Arch foe neighbors Sudan and South Sudan signed 10 "cooperation" agreements on Thursday meant to demilitarize the tense border, re-start oil production and open a new page after decades of war and last year’s contentious split into two separate nations. Yet several of the hottest disputes were put off for later talks, signaling that one of the world’s most intractable conflicts still could flare up.
The leaders of the two nations, President Omar al Bashir of Sudan and President Salva Kiir of South Sudan, had been meeting in the capital of Addis Ababa, Ethiopia, since Sunday, trying to stave off international wrath and the threat of sanctions after blowing a United Nations deadline to reach a comprehensive end to their long-running, and sometimes bloody, dispute.
The Thursday deal paves the way for South Sudan to re-start its oil production, which must be pumped north through Sudanese pipelines for export. Amid an impasse over how much South Sudan was to pay in transit fees, Sudan began confiscating South Sudan’s oil, leading South Sudan to shut down its oil industry in January.
Last year, South Sudan exercised the right embedded in a U.S.-brokered 2005 peace deal to secede and become an independent nation after decades of civil war between the two sides.
"This is an extraordinarily important event. These are issues that have lingered since the independence of South Sudan," said Princeton Lyman, the U.S. special envoy to Sudan and South Sudan, in a phone interview.
"The next step is implementation. And that takes a lot of work," he said. "I think that’s something that everybody has to keep an eye on."
Re-starting oil production will likely take four to six months, said experts, although some could begin sooner.
The oil shutdown had pushed both sides toward economic collapse, but South Sudan in particular was running out of money. By U.S. State Department projections, South Sudan was about to run out of foreign currency in the next month, at the latest.
The U.N. ratcheted up pressure for a final compromise after border fighting in April over the oil field Heglig, which South Sudan captured with the aid of Sudanese rebels before later withdrawing. Diplomats say both sides have a long history of fueling instability across the border.
The new deal activates a demilitarized zone of 10 kilometers (6.2 miles) on both sides of the border, monitored with the assistance of U.N. peacekeepers and overseen by joint committees to resolve disputes. The deal was mediated by the African Union, specifically, former South African President Thabo Mbeki. The United States and Western nations had no direct role in the talks.
Such tactics were hallmarks of the six-year interim peace period set up by the 2005 accord, where political disputes were left hanging in ineffectual technical committees. With no independent way to resolve disputes, the two parties often resorted to brinkmanship or military clashes.
Some diplomats say this time is different, because there are two sovereign states trying to sort out a permanent new way to have relations.
President Barack Obama welcomed the deal.

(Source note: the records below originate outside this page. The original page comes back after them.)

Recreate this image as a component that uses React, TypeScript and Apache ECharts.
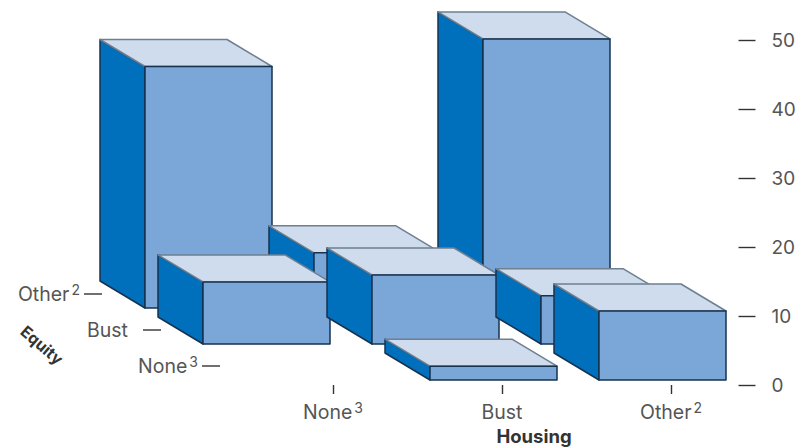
import React, { useEffect, useRef } from "react";
import * as echarts from "echarts";

// Housing categories run along the front edge, equity categories recede into the depth.
const housingLabels = ["None", "Bust", "Other"];
const housingNotes = ["3", "", "2"];
const equityLabels = ["None", "Bust", "Other"];
const equityNotes = ["3", "", "2"];
const valueTicks = { min: 0, max: 50, step: 10 };

// Bar heights per equity row, listed in housing order; null means no bar in that cell.
const equityNoneValues = [null, 2, 10];
const equityBustValues = [9, 10, 7];
const equityOtherValues = [35, 8, 39];

const FONT = "Inter, 'Liberation Sans', Arial, sans-serif";
const TEXT = "#555555";
const FRONT = "#7BA6D8";
const SIDE = "#0070BC";
const TOP = "#CFDCEE";
const EDGE = "#17324F";
const TOP_EDGE = "#6E7F90";

// Oblique projection of the floor and of each box.
const ROW_DX = -58;
const ROW_DY = -36;
const DEPTH_DX = -45;
const DEPTH_DY = -27;
const BOX_W = 127;
const FRONT_DX = -72;
const FRONT_DY = -5;

const rows = [equityNoneValues, equityBustValues, equityOtherValues];

// Painted from the far row forward, left to right, so nearer boxes overlap farther ones.
const boxData: number[][] = [];
for (let r = rows.length - 1; r >= 0; r--) {
  rows[r].forEach((v, c) => {
    if (v !== null) boxData.push([c, v, r]);
  });
}

const noteRich = {
  m: { fontFamily: FONT, fontSize: 19.5, color: TEXT, fill: TEXT, lineHeight: 23 },
  s: { fontFamily: FONT, fontSize: 14, color: TEXT, fill: TEXT, lineHeight: 15, verticalAlign: "top" as const, padding: [0, 0, 0, 2] },
};

const withNote = (name: string, note: string) => (note ? `{m|${name}}{s|${note}}` : `{m|${name}}`);

function renderBox(_params: any, api: any) {
  const col = api.value(0);
  const value = api.value(1);
  const row = api.value(2);
  const base = api.coord([col, 0]);
  const head = api.coord([col, value]);
  const x0 = base[0] + FRONT_DX + ROW_DX * row;
  const x1 = x0 + BOX_W;
  const yb = base[1] + FRONT_DY + ROW_DY * row;
  const yt = head[1] + FRONT_DY + ROW_DY * row;
  const poly = (points: number[][], fill: string, stroke: string) => ({
    type: "polygon",
    shape: { points },
    style: { fill, stroke, lineWidth: 1.5, lineJoin: "round" },
  });
  return {
    type: "group",
    children: [
      poly(
        [[x0, yt], [x0 + DEPTH_DX, yt + DEPTH_DY], [x0 + DEPTH_DX, yb + DEPTH_DY], [x0, yb]],
        SIDE,
        EDGE
      ),
      poly(
        [[x0, yt], [x0 + DEPTH_DX, yt + DEPTH_DY], [x1 + DEPTH_DX, yt + DEPTH_DY], [x1, yt]],
        TOP,
        TOP_EDGE
      ),
      poly([[x0, yt], [x1, yt], [x1, yb], [x0, yb]], FRONT, EDGE),
    ],
  };
}

// Depth axis: a short tick and a label beside each equity row.
function renderEquityAxis(_params: any, api: any) {
  const row = api.value(0);
  const base = api.coord([0, 0]);
  const xEnd = base[0] - 113 - 59 * row;
  const y = base[1] - 19 + ROW_DY * row;
  const gap = equityNotes[row] ? 4 : 15;
  return {
    type: "group",
    children: [
      {
        type: "line",
        shape: { x1: xEnd - 18, y1: y, x2: xEnd, y2: y },
        style: { stroke: "#333333", lineWidth: 1.4 },
      },
      {
        type: "text",
        style: {
          text: withNote(equityLabels[row], equityNotes[row]),
          rich: noteRich,
          x: xEnd - 18 - gap,
          y,
          align: "right",
          verticalAlign: "middle",
        },
      },
    ],
  };
}

export default function App() {
  const ref = useRef<HTMLDivElement>(null);

  useEffect(() => {
    document.body.style.margin = "0";
    const chart = echarts.init(ref.current!, null, { renderer: "svg" });
    chart.setOption({
      animation: false,
      backgroundColor: "#FFFFFF",
      grid: { left: 248.5, width: 507, top: 40, height: 345 },
      xAxis: {
        type: "category",
        data: housingLabels,
        boundaryGap: true,
        axisLine: { show: false },
        axisTick: { show: true, alignWithLabel: true, length: 9, lineStyle: { color: "#333333", width: 1.4 } },
        axisLabel: {
          margin: 15,
          rich: noteRich,
          formatter: (name: string) => withNote(name, housingNotes[housingLabels.indexOf(name)]),
        },
      },
      yAxis: {
        type: "value",
        position: "right",
        min: valueTicks.min,
        max: valueTicks.max,
        interval: valueTicks.step,
        splitLine: { show: false },
        axisLine: { show: false },
        axisTick: { show: true, inside: true, length: 17, lineStyle: { color: "#333333", width: 1.4 } },
        axisLabel: { margin: 16, fontFamily: FONT, fontSize: 19, color: TEXT },
      },
      series: [
        {
          type: "custom",
          coordinateSystem: "cartesian2d",
          clip: false,
          silent: true,
          renderItem: renderBox,
          data: boxData,
          encode: { x: 0, y: 1 },
        },
        {
          type: "custom",
          coordinateSystem: "cartesian2d",
          clip: false,
          silent: true,
          renderItem: renderEquityAxis,
          data: equityLabels.map((_, r) => [r]),
          encode: { x: 0 },
        },
      ],
      graphic: [
        {
          type: "text",
          x: 534,
          y: 436,
          style: {
            text: "Housing",
            font: `bold 18.5px ${FONT}`,
            fill: "#333333",
            align: "center",
            verticalAlign: "middle",
          },
        },
        {
          type: "text",
          x: 42,
          y: 345,
          rotation: (-41 * Math.PI) / 180,
          style: {
            text: "Equity",
            font: `bold 16px ${FONT}`,
            fill: "#333333",
            align: "center",
            verticalAlign: "middle",
          },
        },
      ],
    });
    return () => chart.dispose();
  }, []);

  return <div ref={ref} style={{ position: "absolute", left: 0, top: 0, width: 799, height: 447 }} />;
}
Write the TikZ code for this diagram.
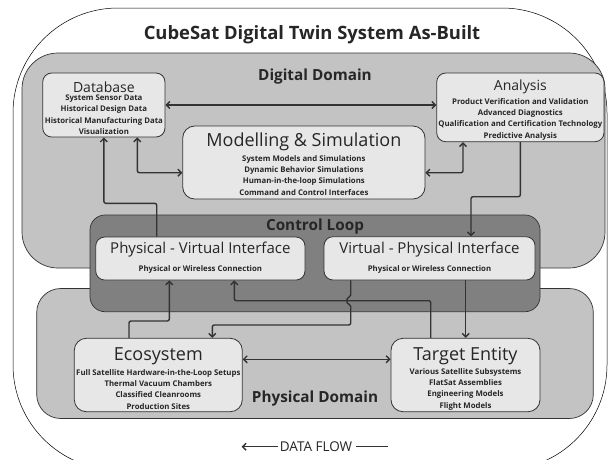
\documentclass[tikz,border=0pt]{standalone}
\usepackage{fontspec}
\setmainfont{Open Sans}
\usetikzlibrary{arrows.meta,calc}
\definecolor{domfill}{HTML}{C3C3C3}
\definecolor{loopfill}{HTML}{808080}
\definecolor{boxfill}{HTML}{E7E7E7}
\definecolor{edgecol}{HTML}{333333}
\tikzset{
  domainbox/.style={draw=edgecol, line width=0.7pt, fill=domfill, inner sep=0pt},
  loopbox/.style={draw=edgecol, line width=0.7pt, fill=loopfill, rounded corners=15pt, inner sep=0pt},
  itembox/.style={draw=edgecol, line width=0.8pt, fill=boxfill, rounded corners=9pt, inner sep=0pt},
  boxtitle/.style={font=\fontsize{14}{16}\selectfont, text=black!85, inner sep=0pt},
  midtitle/.style={font=\fontsize{15}{17}\selectfont, text=black!85, inner sep=0pt},
  bigtitle/.style={font=\fontsize{18}{20}\selectfont, text=black!85, inner sep=0pt},
  itemlist/.style={font=\fontsize{7.8}{11.3}\selectfont\bfseries, align=center, text=black!85, inner sep=0pt},
  domtitle/.style={font=\fontsize{15.3}{17}\selectfont\bfseries, text=black!85, inner sep=0pt},
  conn/.style={draw=edgecol, line width=1.4pt, rounded corners=2pt},
  onetip/.style={-{Straight Barb[length=3.5pt,width=7pt]}},
  twotips/.style={{Straight Barb[length=3.5pt,width=7pt]}-{Straight Barb[length=3.5pt,width=7pt]}},
}
\begin{document}
\begin{tikzpicture}[x=1pt,y=-1pt]
\useasboundingbox (0,0) rectangle (612,459);
\clip (0,0) rectangle (612,459);
\fill[white] (0,0) rectangle (612,459);
% outer frame
\node[draw=black, line width=0.5pt, fill=white, rounded corners=105pt, minimum width=594pt, minimum height=462pt, inner sep=0pt] (outer) at (310,239) {};
\node[font=\fontsize{18.4}{22}\selectfont\bfseries, text=black!85, inner sep=0pt] (title) at (312,35) {CubeSat Digital Twin System As-Built};
% domains
\node[domainbox, rounded corners=36pt, minimum width=583pt, minimum height=215pt] (dig) at (313.5,160.5) {};
\node[domainbox, rounded corners=24pt, minimum width=556.6pt, minimum height=130pt] (phy) at (315,353.5) {};
\node[loopbox, minimum width=450pt, minimum height=96.7pt] (loop) at (315,263.35) {};
\node[domtitle] (digt) at (315,77) {Digital Domain};
\node[domtitle] (loopt) at (315,227) {Control Loop};
\node[domtitle] (phyt) at (315,399) {Physical Domain};
% boxes
\node[itembox, minimum width=122.3pt, minimum height=64pt] (db) at (103.85,105) {};
\node[itembox, minimum width=167.3pt, minimum height=68.7pt] (an) at (520.35,107.35) {};
\node[itembox, rounded corners=12pt, minimum width=242.3pt, minimum height=73pt] (ms) at (303.85,162.5) {};
\node[itembox, minimum width=209.3pt, minimum height=43pt] (pv) at (200.35,258.5) {};
\node[itembox, minimum width=211pt, minimum height=43.3pt] (vp) at (429.5,258.35) {};
\node[itembox, rounded corners=12pt, minimum width=168pt, minimum height=73.4pt] (eco) at (158.3,375) {};
\node[itembox, rounded corners=12pt, minimum width=149pt, minimum height=73.4pt] (te) at (465.5,375) {};
% box texts
\node[boxtitle] (dbt) at (103.85,87) {Database};
\node[itemlist] (dbi) at (103.85,114.7) {System Sensor Data\\Historical Design Data\\Historical Manufacturing Data\\Visualization};
\node[boxtitle] (ant) at (520.35,86.7) {Analysis};
\node[itemlist] (ani) at (520.35,119) {Product Verification and Validation\\Advanced Diagnostics\\Qualification and Certification Technology\\Predictive Analysis};
\node[bigtitle] (mst) at (303.85,141.7) {Modelling \& Simulation};
\node[itemlist] (msi) at (303.85,175.4) {System Models and Simulations\\Dynamic Behavior Simulations\\Human-in-the-loop Simulations\\Command and Control Interfaces};
\node[midtitle] (pvt) at (200.35,250) {Physical - Virtual Interface};
\node[itemlist] (pvi) at (200.35,269.3) {Physical or Wireless Connection};
\node[midtitle] (vpt) at (429.5,250) {Virtual - Physical Interface};
\node[itemlist] (vpi) at (429.5,269.3) {Physical or Wireless Connection};
\node[bigtitle] (ecot) at (158.3,356) {Ecosystem};
\node[itemlist] (ecoi) at (158.3,389.4) {Full Satellite Hardware-in-the-Loop Setups\\Thermal Vacuum Chambers\\Classified Cleanrooms\\Production Sites};
\node[bigtitle] (tet) at (465.5,356) {Target Entity};
\node[itemlist] (tei) at (465.5,389.3) {Various Satellite Subsystems\\FlatSat Assemblies\\Engineering Models\\Flight Models};
% connectors
\draw[conn,twotips] (db.east) -- (db.east -| an.west);
\draw[conn,twotips] ([xshift=33.45pt]db.south) |- ([yshift=-10.2pt]ms.west);
\draw[conn,twotips] ([yshift=-10.2pt]ms.east) -| ([xshift=-57.35pt]an.south);
\draw[conn,onetip] (an.south) |- (471,196.7) -- ([xshift=41.5pt]vp.north);
\draw[conn,onetip] ([xshift=-43.65pt]pv.north) |- (103.85,203.3) -- (db.south);
\draw[conn,onetip] ([xshift=-29.3pt]eco.north) |- (169.3,321) -- ([xshift=-31.05pt]pv.south);
\draw[conn,onetip] ([xshift=-34.8pt]te.north) |- (234.3,300.7) -- ([xshift=33.95pt]pv.south);
\draw[conn,onetip] ([xshift=-78.8pt]vp.south) -- (350.7,297.2) .. controls (346.2,297.6) and (346.2,303.8) .. (350.7,304.2) |- (212.3,325) -- ([xshift=54pt]eco.north);
\draw[conn,onetip] ([xshift=36.2pt]vp.south) -- ([xshift=36.2pt]vp.south |- te.north);
\draw[conn,twotips] ([yshift=15.7pt]eco.east) -- ([yshift=15.7pt]eco.east -| te.west);
% data flow
\node[font=\fontsize{13.5}{15}\selectfont, text=black!85, inner sep=0pt] (df) at (316,446.7) {DATA FLOW};
\coordinate (dfl) at (241.7,446.7);
\coordinate (dfr) at (388.3,446.7);
\draw[draw=edgecol, line width=1.3pt, -{Straight Barb[length=3.5pt,width=7pt]}] ([xshift=-2pt]df.west) -- (dfl);
\draw[draw=edgecol, line width=1.3pt] ([xshift=4pt]df.east) -- (dfr);
\end{tikzpicture}
\end{document}
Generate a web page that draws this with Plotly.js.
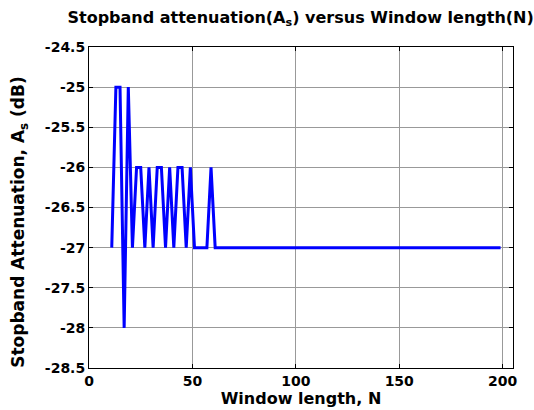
<!DOCTYPE html>
<html>
<head>
<meta charset="utf-8">
<script src="https://cdn.plot.ly/plotly-3.0.1.min.js"></script>
<style>html,body{margin:0;padding:0;background:#fff;}#chart{width:534px;height:410px;}</style>
</head>
<body>
<div id="chart"></div>
<script>
const windowLength = [11,13,15,17,19,21,23,25,27,29,31,33,35,37,39,41,43,45,47,49,
  51,53,55,57,59,61,63,65,67,69,71,73,75,77,79,81,83,85,87,89,
  91,93,95,97,99,101,103,105,107,109,111,113,115,117,119,121,123,125,127,129,
  131,133,135,137,139,141,143,145,147,149,151,153,155,157,159,161,163,165,167,169,
  171,173,175,177,179,181,183,185,187,189,191,193,195,197,199];
const attenuation = [-27,-25,-25,-28,-25,-27,-26,-26,-27,-26,-27,-26,-26,-27,-26,-27,-26,-26,-27,-26,
  -27,-27,-27,-27,-26,-27,-27,-27,-27,-27,-27,-27,-27,-27,-27,-27,-27,-27,-27,-27,
  -27,-27,-27,-27,-27,-27,-27,-27,-27,-27,-27,-27,-27,-27,-27,-27,-27,-27,-27,-27,
  -27,-27,-27,-27,-27,-27,-27,-27,-27,-27,-27,-27,-27,-27,-27,-27,-27,-27,-27,-27,
  -27,-27,-27,-27,-27,-27,-27,-27,-27,-27,-27,-27,-27,-27,-27];
const xTicks = [0,50,100,150,200];
const yTicks = [-28.5,-28,-27.5,-27,-26.5,-26,-25.5,-25,-24.5];
const yTickText = ['-28.5','-28','-27.5','-27','-26.5','-26','-25.5','-25','-24.5'];

const font = {family: 'DejaVu Sans', size: 14, color: '#000', weight: 'bold'};
const titleFont = Object.assign({}, font, {size: 16});
const yTitleFont = Object.assign({}, font, {size: 17});
const axisCommon = {
  showline: true, linecolor: '#000', linewidth: 1, mirror: 'ticks',
  ticks: 'inside', ticklen: 4, tickcolor: '#000',
  showgrid: true, gridcolor: '#999999', gridwidth: 1,
  zeroline: false, tickfont: font
};
Plotly.newPlot('chart', [{
  x: windowLength, y: attenuation, type: 'scatter', mode: 'lines',
  line: {color: '#0000ff', width: 3}
}], {
  width: 534, height: 410,
  margin: {l: 89, r: 21, t: 47, b: 42},
  paper_bgcolor: '#fff', plot_bgcolor: '#fff',
  showlegend: false,
  title: {text: '<b>Stopband attenuation(A<sub>s</sub>) versus Window length(N)</b>', font: titleFont, x: 0.563, xanchor: 'center', y: 0.958, yanchor: 'middle'},
  xaxis: Object.assign({}, axisCommon, {range: [0, 205], tickvals: xTicks, ticktext: xTicks.map(String),
    title: {text: '<b>Window length, N</b>', font: titleFont, standoff: 0}}),
  yaxis: Object.assign({}, axisCommon, {range: [-28.5, -24.5], tickvals: yTicks, ticktext: yTickText}),
  annotations: [{
    text: '<b>Stopband Attenuation, A<sub>s</sub> (dB)</b>', font: yTitleFont,
    textangle: -90, xref: 'paper', yref: 'paper', x: -0.163, y: 0.455,
    xanchor: 'center', yanchor: 'middle', showarrow: false
  }]
}, {displayModeBar: false, staticPlot: true});
</script>
</body>
</html>
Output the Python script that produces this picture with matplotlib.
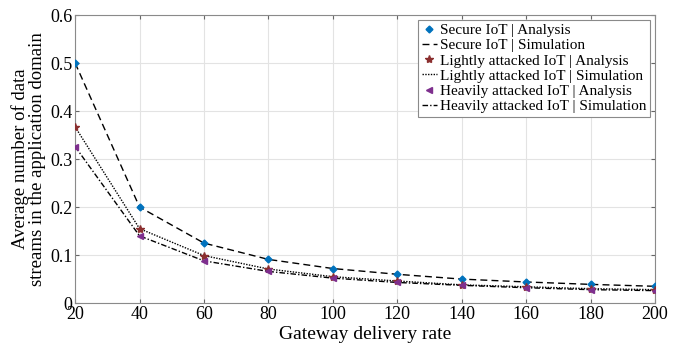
import matplotlib
matplotlib.use("Agg")

import matplotlib.pyplot as plt
import numpy as np

# gateway delivery rate
rate = [20, 40, 60, 80, 100, 120, 140, 160, 180, 200]

# analysis values (markers)
secure_ana = [0.500, 0.200, 0.125, 0.091, 0.072, 0.060, 0.050, 0.044, 0.039, 0.035]
light_ana = [0.367, 0.155, 0.099, 0.071, 0.055, 0.046, 0.038, 0.034, 0.030, 0.028]
heavy_ana = [0.326, 0.140, 0.088, 0.066, 0.052, 0.043, 0.037, 0.032, 0.028, 0.026]

# simulation values (lines)
secure_sim = [0.500, 0.200, 0.125, 0.091, 0.072, 0.060, 0.050, 0.044, 0.039, 0.035]
light_sim = [0.367, 0.155, 0.099, 0.071, 0.055, 0.046, 0.038, 0.034, 0.030, 0.028]
heavy_sim = [0.326, 0.140, 0.088, 0.066, 0.052, 0.043, 0.037, 0.032, 0.028, 0.026]

xticks = [20, 40, 60, 80, 100, 120, 140, 160, 180, 200]
yticks = [0, 0.1, 0.2, 0.3, 0.4, 0.5, 0.6]
ytick_labels = ["0", "0.1", "0.2", "0.3", "0.4", "0.5", "0.6"]

plt.rcParams["font.family"] = ["Liberation Serif", "DejaVu Serif"]

fig = plt.figure(figsize=(6.83, 3.5), dpi=100)
ax = fig.add_axes([0.110, 0.134, 0.849, 0.823])

blue = "#0072BD"
brown = "#8B2F2F"
purple = "#7E2F8E"

ax.plot(rate, secure_ana, linestyle="none", marker="D", markersize=3.5,
        color=blue, label="Secure IoT | Analysis", zorder=4)
ax.plot(rate, secure_sim, linestyle=(0, (5, 3)), color="black", linewidth=1.0,
        label="Secure IoT | Simulation", zorder=3)
ax.plot(rate, light_ana, linestyle="none", marker="*", markersize=6,
        color=brown, label="Lightly attacked IoT | Analysis", zorder=4)
ax.plot(rate, light_sim, linestyle=(0, (1, 1)), color="black", linewidth=1.0,
        label="Lightly attacked IoT | Simulation", zorder=3)
ax.plot(rate, heavy_ana, linestyle="none", marker="<", markersize=4.5,
        color=purple, label="Heavily attacked IoT | Analysis", zorder=4)
ax.plot(rate, heavy_sim, linestyle=(0, (4, 1.5, 1, 1.5)), color="black", linewidth=1.0,
        label="Heavily attacked IoT | Simulation", zorder=3)

ax.set_xlim(20, 200)
ax.set_ylim(0, 0.6)
ax.set_xticks(xticks)
ax.set_yticks(yticks)
ax.set_yticklabels(ytick_labels)
ax.tick_params(labelsize=13, direction="in", length=3, color="#666666",
               top=True, right=True, pad=2)

ax.grid(True, color="#e3e3e3", linewidth=0.8)
ax.set_axisbelow(True)
for sp in ax.spines.values():
    sp.set_color("#8a8a8a")
    sp.set_linewidth(0.8)

ax.set_xlabel("Gateway delivery rate", fontsize=14, labelpad=2)
ax.set_ylabel("Average number of data\nstreams in the application domain",
              fontsize=13.5, labelpad=3, linespacing=1.0)

leg = ax.legend(loc="upper right", fontsize=11, frameon=True, fancybox=False,
                edgecolor="#8a8a8a", framealpha=1, borderpad=0.25,
                labelspacing=0.1, handlelength=1.0, handletextpad=0.2,
                borderaxespad=0.3)
leg.get_frame().set_linewidth(0.8)

fig.savefig("out.png", dpi=100)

“The Sudanese and South Sudanese people who have suffered greatly through decades of conflict deserve the benefits of a lasting peace – a peace that can only be achieved through continued dialogue and negotiation, sustained implementation of the agreements reached to date, and steadfast work to resolve remaining issues,” Obama said in an official statement.
The 10 agreements also included deals on re-opening cross-border trade, free movement across the countries and a host of other economic and financial issues.
But the deal did not include a resolution to the disputed border district of Abyei, which was promised a referendum to decide which country to join. Sudan has refused to hold the vote unless northern seasonal cattle-herders are declared eligible to participate as well.
There also was no agreement on how to move forward on other lesser disputed areas, nor on so-called claimed areas – where one side doesn’t recognize that the area is disputed. Negotiations are expected to continue at a later date.
Perhaps the most glaring omission from the pact was that it offered no clear path to resolving the region’s most pressing crisis, where South Sudan-friendly rebels control large sections of the border, where hungry civilians bear the brunt of the renewed war. Diplomats have been pressing for Sudan to allow humanitarian access into the rebel areas, with no breakthrough.
That was starkly clear on Thursday when, as diplomats gathered in the Sheraton hotel in Addis Ababa for the signing ceremony, a Russian-made Antonov warplane flew over a weekly market in the rebel-held Nuba Mountains in Sudan and dropped six bombs, killing Hassia Karri Kuku, a 48-year old mother of seven, and wounding six others, according to Ryan Boyette, an American running the Nuba Reports news service. Indiscriminate bombing over civilian areas is a common tactic by the Sudanese government.
Lyman said that he was heading to the U.N. meetings in New York to seek international consensus on resolving the remaining issues and getting humanitarian aid into the blocked rebel areas.